Exercise objective: In the listing that follows, locate the line containing "Generate a web" and the line containing "const yMin = -0.15, yMax = 4.65;". Retype exactly those two lines and every line between them, and nothing more.

Material provided:
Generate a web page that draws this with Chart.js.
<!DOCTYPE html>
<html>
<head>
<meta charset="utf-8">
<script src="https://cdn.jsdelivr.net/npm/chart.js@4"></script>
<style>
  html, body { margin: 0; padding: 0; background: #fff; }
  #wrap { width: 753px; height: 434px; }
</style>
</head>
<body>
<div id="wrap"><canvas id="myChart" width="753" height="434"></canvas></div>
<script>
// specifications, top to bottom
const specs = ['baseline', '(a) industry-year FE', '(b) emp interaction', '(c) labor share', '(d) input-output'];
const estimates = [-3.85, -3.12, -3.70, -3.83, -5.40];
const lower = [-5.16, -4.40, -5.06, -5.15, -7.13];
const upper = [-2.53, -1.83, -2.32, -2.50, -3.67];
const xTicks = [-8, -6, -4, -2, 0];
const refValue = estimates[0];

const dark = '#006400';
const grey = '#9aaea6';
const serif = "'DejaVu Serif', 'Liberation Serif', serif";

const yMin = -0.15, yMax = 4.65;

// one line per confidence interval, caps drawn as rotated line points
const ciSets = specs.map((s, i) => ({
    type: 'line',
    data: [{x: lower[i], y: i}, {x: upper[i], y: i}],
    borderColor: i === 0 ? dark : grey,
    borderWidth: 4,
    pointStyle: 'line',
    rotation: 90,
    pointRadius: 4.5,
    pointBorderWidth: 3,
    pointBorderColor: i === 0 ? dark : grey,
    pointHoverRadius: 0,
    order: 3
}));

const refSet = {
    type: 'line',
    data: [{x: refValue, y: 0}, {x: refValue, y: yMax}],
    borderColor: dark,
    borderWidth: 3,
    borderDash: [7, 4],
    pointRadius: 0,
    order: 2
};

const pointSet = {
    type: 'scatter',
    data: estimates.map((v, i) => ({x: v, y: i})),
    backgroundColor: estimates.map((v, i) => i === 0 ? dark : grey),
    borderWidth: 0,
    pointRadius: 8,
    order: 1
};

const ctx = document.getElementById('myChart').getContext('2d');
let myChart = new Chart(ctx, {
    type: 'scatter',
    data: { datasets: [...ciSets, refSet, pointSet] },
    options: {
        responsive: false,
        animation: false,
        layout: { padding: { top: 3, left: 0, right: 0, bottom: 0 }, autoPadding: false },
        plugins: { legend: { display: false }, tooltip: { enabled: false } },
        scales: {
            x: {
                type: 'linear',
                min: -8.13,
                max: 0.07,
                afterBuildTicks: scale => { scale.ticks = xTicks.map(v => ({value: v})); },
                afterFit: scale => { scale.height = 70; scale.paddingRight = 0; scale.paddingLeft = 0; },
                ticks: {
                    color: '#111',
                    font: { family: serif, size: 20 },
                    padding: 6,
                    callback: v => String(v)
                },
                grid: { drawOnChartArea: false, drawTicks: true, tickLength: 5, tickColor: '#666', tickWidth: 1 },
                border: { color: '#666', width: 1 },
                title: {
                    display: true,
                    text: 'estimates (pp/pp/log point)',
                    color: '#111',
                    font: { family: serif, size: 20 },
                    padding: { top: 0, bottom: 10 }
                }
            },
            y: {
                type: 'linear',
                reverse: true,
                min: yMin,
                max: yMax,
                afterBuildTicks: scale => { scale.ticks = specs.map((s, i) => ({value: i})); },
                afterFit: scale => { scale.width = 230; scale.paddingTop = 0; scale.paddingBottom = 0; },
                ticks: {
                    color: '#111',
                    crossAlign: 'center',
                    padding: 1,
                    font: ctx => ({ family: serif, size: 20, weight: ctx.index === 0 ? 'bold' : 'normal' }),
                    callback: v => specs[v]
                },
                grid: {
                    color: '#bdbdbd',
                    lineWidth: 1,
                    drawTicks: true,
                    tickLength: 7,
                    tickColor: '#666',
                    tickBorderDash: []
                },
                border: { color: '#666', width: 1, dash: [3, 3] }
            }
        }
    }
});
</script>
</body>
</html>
* * *
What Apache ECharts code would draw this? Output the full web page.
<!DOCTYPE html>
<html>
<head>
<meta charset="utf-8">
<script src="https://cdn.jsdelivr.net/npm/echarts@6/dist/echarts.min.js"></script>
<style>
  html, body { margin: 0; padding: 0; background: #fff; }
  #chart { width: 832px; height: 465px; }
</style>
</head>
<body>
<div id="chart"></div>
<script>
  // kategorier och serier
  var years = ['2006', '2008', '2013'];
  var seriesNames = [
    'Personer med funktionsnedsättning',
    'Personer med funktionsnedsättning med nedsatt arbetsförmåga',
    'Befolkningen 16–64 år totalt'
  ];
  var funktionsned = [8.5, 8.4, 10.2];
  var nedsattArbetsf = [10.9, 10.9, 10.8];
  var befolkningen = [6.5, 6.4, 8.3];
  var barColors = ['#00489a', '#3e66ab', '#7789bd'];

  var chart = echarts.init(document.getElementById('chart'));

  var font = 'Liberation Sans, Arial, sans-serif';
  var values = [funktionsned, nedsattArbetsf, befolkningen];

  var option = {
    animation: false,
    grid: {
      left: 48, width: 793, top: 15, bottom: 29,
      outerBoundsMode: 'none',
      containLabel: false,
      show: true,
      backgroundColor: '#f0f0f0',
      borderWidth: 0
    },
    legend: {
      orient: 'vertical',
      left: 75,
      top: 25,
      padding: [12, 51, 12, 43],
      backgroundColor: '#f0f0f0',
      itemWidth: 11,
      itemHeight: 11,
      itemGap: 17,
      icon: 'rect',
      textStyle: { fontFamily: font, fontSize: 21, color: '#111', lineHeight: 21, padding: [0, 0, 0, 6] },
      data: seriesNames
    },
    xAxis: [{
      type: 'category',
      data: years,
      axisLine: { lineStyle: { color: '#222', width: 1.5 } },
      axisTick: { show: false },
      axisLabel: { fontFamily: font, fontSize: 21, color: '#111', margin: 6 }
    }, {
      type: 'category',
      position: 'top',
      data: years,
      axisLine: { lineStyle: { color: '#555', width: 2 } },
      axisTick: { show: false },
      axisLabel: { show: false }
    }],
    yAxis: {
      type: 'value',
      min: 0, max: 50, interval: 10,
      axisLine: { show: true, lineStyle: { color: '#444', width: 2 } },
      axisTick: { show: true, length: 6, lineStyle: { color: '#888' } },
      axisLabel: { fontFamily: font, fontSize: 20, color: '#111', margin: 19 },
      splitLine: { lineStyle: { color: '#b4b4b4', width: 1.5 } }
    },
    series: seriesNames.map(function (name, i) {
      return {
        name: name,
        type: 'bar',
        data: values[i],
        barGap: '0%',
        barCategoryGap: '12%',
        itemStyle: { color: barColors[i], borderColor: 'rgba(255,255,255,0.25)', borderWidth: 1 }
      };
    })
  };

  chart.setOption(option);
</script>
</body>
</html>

Reply:
Generate a web page that draws this with Chart.js.
<!DOCTYPE html>
<html>
<head>
<meta charset="utf-8">
<script src="https://cdn.jsdelivr.net/npm/chart.js@4"></script>
<style>
  html, body { margin: 0; padding: 0; background: #fff; }
  #wrap { width: 753px; height: 434px; }
</style>
</head>
<body>
<div id="wrap"><canvas id="myChart" width="753" height="434"></canvas></div>
<script>
// specifications, top to bottom
const specs = ['baseline', '(a) industry-year FE', '(b) emp interaction', '(c) labor share', '(d) input-output'];
const estimates = [-3.85, -3.12, -3.70, -3.83, -5.40];
const lower = [-5.16, -4.40, -5.06, -5.15, -7.13];
const upper = [-2.53, -1.83, -2.32, -2.50, -3.67];
const xTicks = [-8, -6, -4, -2, 0];
const refValue = estimates[0];

const dark = '#006400';
const grey = '#9aaea6';
const serif = "'DejaVu Serif', 'Liberation Serif', serif";

const yMin = -0.15, yMax = 4.65;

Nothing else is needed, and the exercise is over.